We think this instruction is erroneous. There was no testimony which would warrant the finding that the appellee, or his predecessors in title, acquired title to any land or timber east of the McLaurin line by adverse possession; and the fact that one of the appellants may have, by mistake, pointed out this old line as the correct line, did not confer upon appellee the right to cut any timber on the lands of the appellants. In the case ofEvans v. Miller, 58 Miss. 124, 38 Am. Rep. 313, this court said:

"That he was mistaken as to where the line was, no more deprived him of the right to claim compensation for his trees than to claim ownership in the soil from which they were taken. Consent given to the taking, or acquiescence in the taking, of that to which one supposes that he has no title, will not prevent a recovery of the thing taken, when the true title is subsequently discovered.
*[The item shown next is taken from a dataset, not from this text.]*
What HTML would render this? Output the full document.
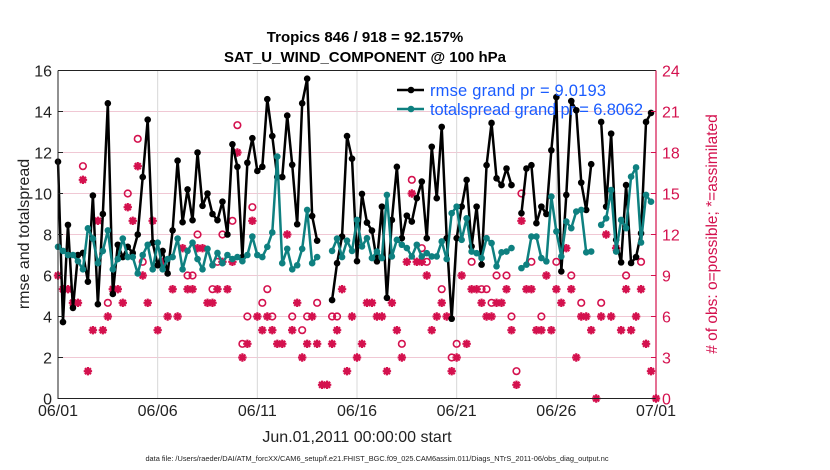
<!DOCTYPE html>
<html><head><meta charset="utf-8"><style>
html,body{margin:0;padding:0;background:#fff;}
svg{display:block;font-family:"Liberation Sans",Arial,sans-serif;}
</style></head><body>
<svg id="chart" width="830" height="470" viewBox="0 0 830 470">
<g id="grid"></g>
<g id="obs"></g>
<g id="lines"></g>
<g id="axes"></g>
<text x="365" y="42" text-anchor="middle" font-size="15" font-weight="bold">Tropics 846 / 918 = 92.157%</text>
<text x="365" y="62" text-anchor="middle" font-size="15" font-weight="bold">SAT_U_WIND_COMPONENT @ 100 hPa</text>
<text transform="translate(29,234) rotate(-90)" text-anchor="middle" font-size="16" fill="#222">rmse and totalspread</text>
<text transform="translate(717,234) rotate(-90)" text-anchor="middle" font-size="15.5" fill="#d4114e"># of obs: o=possible; *=assimilated</text>
<text x="357" y="442" text-anchor="middle" font-size="16" fill="#222">Jun.01,2011 00:00:00 start</text>
<text x="377" y="461" text-anchor="middle" font-size="7.4" fill="#222">data file: /Users/raeder/DAI/ATM_forcXX/CAM6_setup/f.e21.FHIST_BGC.f09_025.CAM6assim.011/Diags_NTrS_2011-06/obs_diag_output.nc</text>
<g>
<g>
<line x1="397" y1="90" x2="424" y2="90" stroke="#000" stroke-width="2.5"/><circle cx="411" cy="90" r="3.3" fill="#000"/>
<text x="430" y="96" font-size="16.5" fill="#1a5cff" textLength="176">rmse grand pr = 9.0193</text></g>
<g>
<line x1="397" y1="109" x2="424" y2="109" stroke="#0e8080" stroke-width="2.5"/><circle cx="411" cy="109" r="3.3" fill="#0e8080"/>
<text x="430" y="115" font-size="16.5" fill="#1a5cff" textLength="213">totalspread grand pr = 6.8062</text></g>
</g>
</svg>
<script>
const rmse=[11.55,3.73,8.47,4.42,7.0,7.1,5.7,9.9,4.6,9.0,14.4,5.1,7.5,6.9,7.4,7.1,8.0,10.8,13.6,7.6,6.5,7.2,6.1,8.2,11.6,8.6,10.2,8.7,12.0,9.4,10.0,9.0,8.7,9.6,8.0,12.4,11.3,6.9,11.5,12.7,11.1,11.3,14.6,12.8,10.8,10.8,13.8,11.4,8.5,14.4,15.6,8.9,7.7,null,null,4.8,6.6,7.9,12.8,11.7,
6.70,9.98,8.58,8.19,6.69,9.36,4.91,8.71,11.30,7.82,8.92,8.63,9.77,10.58,7.82,12.28,9.77,13.25,7.82,3.89,7.82,9.36,10.66,7.42,9.36,6.53,11.38,13.44,10.74,10.41,11.22,10.41,null,9.04,11.22,11.38,8.55,9.36,9.0,12.11,14.70,6.20,9.93,14.51,14.06,10.53,9.20,11.43,null,13.49,9.36,12.92,7.74,6.64,10.41,6.61,6.9,8.06,13.49,13.93];
const spread=[7.4,7.2,7.0,7.0,6.7,6.3,8.3,7.8,6.6,7.2,8.2,6.3,6.8,7.8,6.9,6.9,6.1,7.0,7.5,6.3,7.6,6.3,6.8,6.9,7.8,6.3,7.2,7.6,6.8,6.3,7.3,6.5,7.1,6.6,7.0,6.8,6.9,6.7,7.0,7.9,7.0,6.9,7.4,8.1,11.8,6.6,7.3,6.3,6.5,7.3,9.2,6.6,6.9,null,null,7.2,7.8,6.9,7.7,7.2,
8.71,7.42,7.82,6.85,7.17,6.85,9.93,6.93,7.74,7.50,7.34,6.93,7.50,6.93,7.09,6.93,6.93,7.66,6.80,9.04,9.36,7.74,8.79,7.17,7.09,6.85,7.82,7.58,6.45,7.13,7.17,7.34,null,6.36,6.53,7.90,7.90,6.85,6.69,9.85,8.15,6.93,8.63,8.31,9.12,9.20,7.13,7.17,null,8.47,8.79,10.17,7.17,8.71,8.31,10.82,11.27,7.61,9.93,9.60];
const assimilated=[9,8,8,7,7,16,2,5,13,5,6,8,8,7,14,13,17,9,7,13,5,10,6,8,6,11,8,8,11,11,7,7,8,10,8,10,18,3,4,13,6,5,6,5,4,4,12,5,7,3,4,6,4,1,1,4,5,8,2,6,
3,4,7,7,6,6,2,7,5,3,10,15,10,10,9,5,6,7,6,2,3,9,4,8,8,7,6,6,7,7,8,5,1,13,8,8,5,5,9,5,8,7,11,8,3,6,6,5,0,6,12,6,11,5,8,5,6,8,4,2,0];
const possible=[9,8,8,7,7,17,2,5,13,5,7,8,8,7,15,13,19,10,7,13,5,10,6,8,6,11,9,9,12,11,7,8,10,12,8,13,20,4,6,14,6,7,8,6,4,4,12,6,7,5,6,6,7,1,1,6,6,8,2,6,
3,4,7,7,6,6,2,7,5,4,10,16,10,11,10,5,6,8,6,3,4,9,4,10,8,8,8,7,9,7,9,6,2,15,8,10,5,6,9,5,10,7,11,9,3,7,6,5,0,7,12,6,11,5,9,5,6,10,4,2,0];
const xTicks=['06/01','06/06','06/11','06/16','06/21','06/26','07/01'];
const yTicks=[0,2,4,6,8,10,12,14,16];
const rTicks=[0,3,6,9,12,15,18,21,24];

const L=58,R=656,T=70.5,B=398.5;
const X=i=>L+i*(R-L)/120;
const Y=v=>B-v*(B-T)/16;
const YR=v=>B-v*(B-T)/24;
const NS='http://www.w3.org/2000/svg';
function mk(p,t,a){const e=document.createElementNS(NS,t);for(const k in a)e.setAttribute(k,a[k]);p.appendChild(e);return e;}
const grid=document.getElementById('grid'),axes=document.getElementById('axes'),obs=document.getElementById('obs'),lines=document.getElementById('lines');
const OC='#d4114e';
yTicks.forEach(v=>{
  if(v>0&&v<16){const g=mk(grid,'line',{x1:L,x2:R,y1:Y(v),y2:Y(v),stroke:'#f0c8d4','stroke-width':1});
  
  }
  const t=mk(axes,'text',{x:L-6,y:Y(v)+6,'text-anchor':'end','font-size':16,fill:'#222'});t.textContent=v;
  
  
  mk(axes,'line',{x1:L,x2:L+5,y1:Y(v),y2:Y(v),stroke:'#222'});
});
xTicks.forEach((s,k)=>{
  const x=X(k*20);
  if(k>0&&k<6){const g=mk(grid,'line',{x1:x,x2:x,y1:T,y2:B,stroke:'#d8d8d8','stroke-width':1});
  
  }
  const t=mk(axes,'text',{x:x,y:416,'text-anchor':'middle','font-size':16,fill:'#222'});t.textContent=s;
  
  
});
rTicks.forEach(v=>{
  mk(axes,'line',{x1:R-5,x2:R,y1:YR(v),y2:YR(v),stroke:OC});
  const t=mk(axes,'text',{x:R+6,y:YR(v)+6,'font-size':16,fill:OC});t.textContent=v;
  
  
});
mk(axes,'path',{d:`M${L},${T}V${B}H${R}`,fill:'none',stroke:'#222','stroke-width':1});
mk(axes,'line',{x1:L,x2:R,y1:T,y2:T,stroke:'#222','stroke-width':1});
mk(axes,'line',{x1:R,x2:R,y1:T,y2:B,stroke:OC,'stroke-width':1.2});

possible.forEach((v,i)=>{
  if(v===assimilated[i])return;
  const c=mk(obs,'circle',{cx:X(i),cy:YR(v),r:3.3,fill:'none',stroke:OC,'stroke-width':1.6});
  
  
});
assimilated.forEach((v,i)=>{
  const x=X(i),y=YR(v),r=4.2;
  const g=mk(obs,'path',{d:`M${x-r},${y}H${x+r}M${x},${y-r}V${y+r}M${x-3},${y-3}L${x+3},${y+3}M${x-3},${y+3}L${x+3},${y-3}`,stroke:OC,'stroke-width':2.2});
  
  
});
function series(arr,col,name){
  let d='',pen=false;
  arr.forEach((v,i)=>{if(v===null){pen=false;return;}d+=(pen?'L':'M')+X(i)+','+Y(v);pen=true;});
  const p=mk(lines,'path',{d:d,fill:'none',stroke:col,'stroke-width':2.5,'stroke-linejoin':'round'});
  
  
  arr.forEach((v,i)=>{if(v===null)return;
    const c=mk(lines,'circle',{cx:X(i),cy:Y(v),r:3.3,fill:col});
    
    
  });
}
series(rmse,'#000','rmse');
series(spread,'#0e8080','totalspread');
</script>
</body></html>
It will acquit the party taking from all claim for damages, direct or consequential, but it will not divest title, nor prevent *196 the owner from recovering the actual value of his property."

The appellants also assign as error the refusal of the following instructions:

"The court instructs the jury for the plaintiff that, though you may believe from the evidence in the case that the defendant cut said timber through mistake, still, if you believe he cut and removed same from the land of plaintiff, he is liable under the law to plaintiff for the actual value of said timber."

"The court instructs the jury for the plaintiffs that, if you believe by a preponderance of the testimony in this case that defendant cut and removed any of the timber sued for in the declaration from the lands of plaintiffs, then it is your duty under the law to find for plaintiffs, and to assess the damages in a sum equal to the value of such timber as shown by the testimony to have been cut and removed by defendant, and this is true, even though you may believe that the defendant acted in the utmost good faith in cutting and removing such timber, and that Luther Teasley misled said defendant as to the boundary of said land by pointing out to him a line that was not the correct line."

We think these instructions should have been granted. The quotation from the Miller case, supra, establishes the doctrine, that a mistake as to where the boundaries of one's land are does not relieve such party from liability for the actual value of any timber cut from the lands of an adjoining landowner. The same doctrine is announced in 26 R.C.L., p. 939, in the following language:

"That the defendant acted under a mistake of fact is also no excuse for his act of trespass. Every one must know the boundaries of his own land; and, in an action quare clausumfregit against him for passing his own boundaries and entering the land of another, he cannot defend by showing his ignorance of the boundary lines, *197 even when the owner has failed to erect any artificial markings of his boundaries."

The judgment of the court below in favor of the appellee Mrs. Allie Roberson will therefore be affirmed; but, for the errors herein indicated, the judgment in favor of the appellee J.M. Roberson is reversed, and the cause remanded.

Affirmed in part, and reversed in part.